There are no words to describe what it feels like but in simple terms; it’s fun but scary at the same time. A large number of small businesses fail because of an inability to successfully make it past year one.

Many business gurus believe that with the right knowledge of what to expect, a new small business owner will know how to prepare for upcoming challenges. Here are a few things that any new small business owner should expect.

Be Ready to Hustle When You’re Tired

Isn’t that what being a small business owner is about? You may be thinking that as a small business owner, you can take a day off when you feel like it but that’s not the case. As the brains behind the entire operation, you need to hustle even when you feel like you’ve done enough. That’s the difference between being an employee and a business owner; you’ve never done enough.

There will always be paperwork that you need to sign, orders that you need to make and customers whom you need to talk to, especially in the first year. Just like in every other phase of life or an industry, the initial period is always make-or-break, and the end result highly depends upon how much work you put in.

You can spend each second checking and rechecking your plans and improving them, working on ideas and developing new strategies. After all, there’s so much on your plate (marketing, product development, vendor contracts and employee training)

You Can’t Make Every Customer Happy

It’s true that as a business owner, you need to retain a sense of balance in everything you do but when it comes to satisfaction, you can’t make everyone happy. As a small business owner, you’re bound to make quite a few customers unhappy and the truth is, you don’t really need to make everyone happy, either.

It’s important that you remember that the key is to have a consistent customer service policy and handling complaints carefully. If your product doesn’t impress a customer all that much, then the way you handle a complaint is sure to make them a loyal customer.

A major factor that differentiates your small business from that of a larger conglomerate’s is that you, as the owner, can give customers the attention they want, which is why they are likely to approach your brand in the first place.

Be the Master of All Trades

When you first thought of starting a business, you may have guessed that you’d only have to sign things and the wheels of your business would turn themselves. Wrong. In year one, you should expect to be able to do everything and know how every process works.

Along the way, you’ll think ‘they didn’t teach me this at business school’ as you try to find a good web hosting company for your company website or take aesthetic pictures of your products so you can post them on a social media account.
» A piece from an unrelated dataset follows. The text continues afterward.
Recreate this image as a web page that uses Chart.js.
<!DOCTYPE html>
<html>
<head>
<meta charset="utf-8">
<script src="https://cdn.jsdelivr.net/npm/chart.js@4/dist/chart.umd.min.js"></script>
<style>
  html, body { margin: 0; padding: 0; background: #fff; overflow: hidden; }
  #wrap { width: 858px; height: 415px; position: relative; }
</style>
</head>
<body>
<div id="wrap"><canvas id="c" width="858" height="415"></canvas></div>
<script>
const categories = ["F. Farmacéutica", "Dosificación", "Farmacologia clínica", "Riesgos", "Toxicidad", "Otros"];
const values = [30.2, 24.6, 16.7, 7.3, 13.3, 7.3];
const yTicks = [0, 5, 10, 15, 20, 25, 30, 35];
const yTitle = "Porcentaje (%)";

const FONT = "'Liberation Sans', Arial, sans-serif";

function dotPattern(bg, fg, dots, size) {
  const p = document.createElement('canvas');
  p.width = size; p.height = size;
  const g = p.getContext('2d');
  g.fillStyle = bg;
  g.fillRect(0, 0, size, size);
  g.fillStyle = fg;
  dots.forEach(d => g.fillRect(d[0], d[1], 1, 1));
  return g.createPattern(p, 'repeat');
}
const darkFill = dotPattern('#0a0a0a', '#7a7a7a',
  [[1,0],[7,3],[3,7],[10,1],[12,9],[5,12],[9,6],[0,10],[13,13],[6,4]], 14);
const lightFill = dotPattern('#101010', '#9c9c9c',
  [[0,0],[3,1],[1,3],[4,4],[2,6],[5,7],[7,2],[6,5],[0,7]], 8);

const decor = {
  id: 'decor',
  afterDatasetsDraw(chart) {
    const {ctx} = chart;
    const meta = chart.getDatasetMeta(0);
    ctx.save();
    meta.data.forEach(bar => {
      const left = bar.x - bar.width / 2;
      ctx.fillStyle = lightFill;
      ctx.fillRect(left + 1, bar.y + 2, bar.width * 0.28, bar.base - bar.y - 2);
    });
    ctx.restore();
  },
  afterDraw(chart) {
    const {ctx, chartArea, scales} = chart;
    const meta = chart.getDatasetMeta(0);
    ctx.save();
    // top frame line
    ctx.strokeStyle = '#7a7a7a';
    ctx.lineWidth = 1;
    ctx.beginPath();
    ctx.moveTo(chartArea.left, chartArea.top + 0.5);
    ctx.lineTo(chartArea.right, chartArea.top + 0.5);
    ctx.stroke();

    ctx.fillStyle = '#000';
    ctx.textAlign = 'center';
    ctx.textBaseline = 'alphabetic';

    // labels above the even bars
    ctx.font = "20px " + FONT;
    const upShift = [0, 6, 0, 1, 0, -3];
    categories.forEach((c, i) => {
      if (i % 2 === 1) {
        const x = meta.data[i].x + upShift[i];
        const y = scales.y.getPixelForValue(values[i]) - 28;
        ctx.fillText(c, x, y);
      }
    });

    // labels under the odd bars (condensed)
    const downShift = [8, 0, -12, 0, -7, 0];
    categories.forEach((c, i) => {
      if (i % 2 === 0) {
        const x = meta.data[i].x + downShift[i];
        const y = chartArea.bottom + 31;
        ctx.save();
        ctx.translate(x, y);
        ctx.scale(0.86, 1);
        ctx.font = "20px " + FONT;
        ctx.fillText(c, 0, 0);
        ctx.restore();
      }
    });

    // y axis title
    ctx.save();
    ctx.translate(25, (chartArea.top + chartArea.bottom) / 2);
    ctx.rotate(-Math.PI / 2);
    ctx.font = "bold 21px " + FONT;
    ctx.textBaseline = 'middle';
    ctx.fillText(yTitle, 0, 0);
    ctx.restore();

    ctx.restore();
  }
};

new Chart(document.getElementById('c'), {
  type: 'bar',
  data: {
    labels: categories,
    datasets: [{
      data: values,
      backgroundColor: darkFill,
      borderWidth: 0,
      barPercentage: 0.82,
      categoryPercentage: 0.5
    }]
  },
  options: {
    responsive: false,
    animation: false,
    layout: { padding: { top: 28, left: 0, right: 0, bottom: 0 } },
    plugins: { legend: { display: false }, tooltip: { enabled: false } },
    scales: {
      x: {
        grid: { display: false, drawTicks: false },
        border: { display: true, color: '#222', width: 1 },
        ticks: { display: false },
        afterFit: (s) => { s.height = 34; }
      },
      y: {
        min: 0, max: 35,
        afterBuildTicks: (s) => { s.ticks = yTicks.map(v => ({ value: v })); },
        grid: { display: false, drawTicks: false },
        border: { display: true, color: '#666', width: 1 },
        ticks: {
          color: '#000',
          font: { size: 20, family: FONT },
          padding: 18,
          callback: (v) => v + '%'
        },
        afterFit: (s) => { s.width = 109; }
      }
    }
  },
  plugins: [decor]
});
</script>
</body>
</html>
You don’t learn everything about starting a business; you have to experience it hands-on.

From managing office operations during the day to writing content for your website at night, you’ll have to do most of it in the first year. You’ll be lucky to have friends or family who’ll be willing to help around but in year one, you can’t afford to hire many employees. In addition, even when you do get people on-board, you’ll have to know how to do things yourself before teaching them the basics.

Be Familiar with Laws

No this is where it gets interesting. Staring a small business will require you to be familiar with laws about hiring and taxes so that your business will genuinely be able to help people in the community by offering employment.

There are a number of regulations, laws, and licenses you need to know about before you can officially carry out operations as a business. In the beginning, you should expect to hire a lawyer for such needs because it’s impossible for you to know all the complex regulations that surround the startup of a small business.

This is crucial because no matter how hard you work on your business, it’s likely that even a small detail or legality can be held against you. You’ll be doing yourself a favor by investing in proper legal advice and obtaining all the licenses you require. Nevertheless, legal counsel isn’t cheap so you should expect to have enough financial resources.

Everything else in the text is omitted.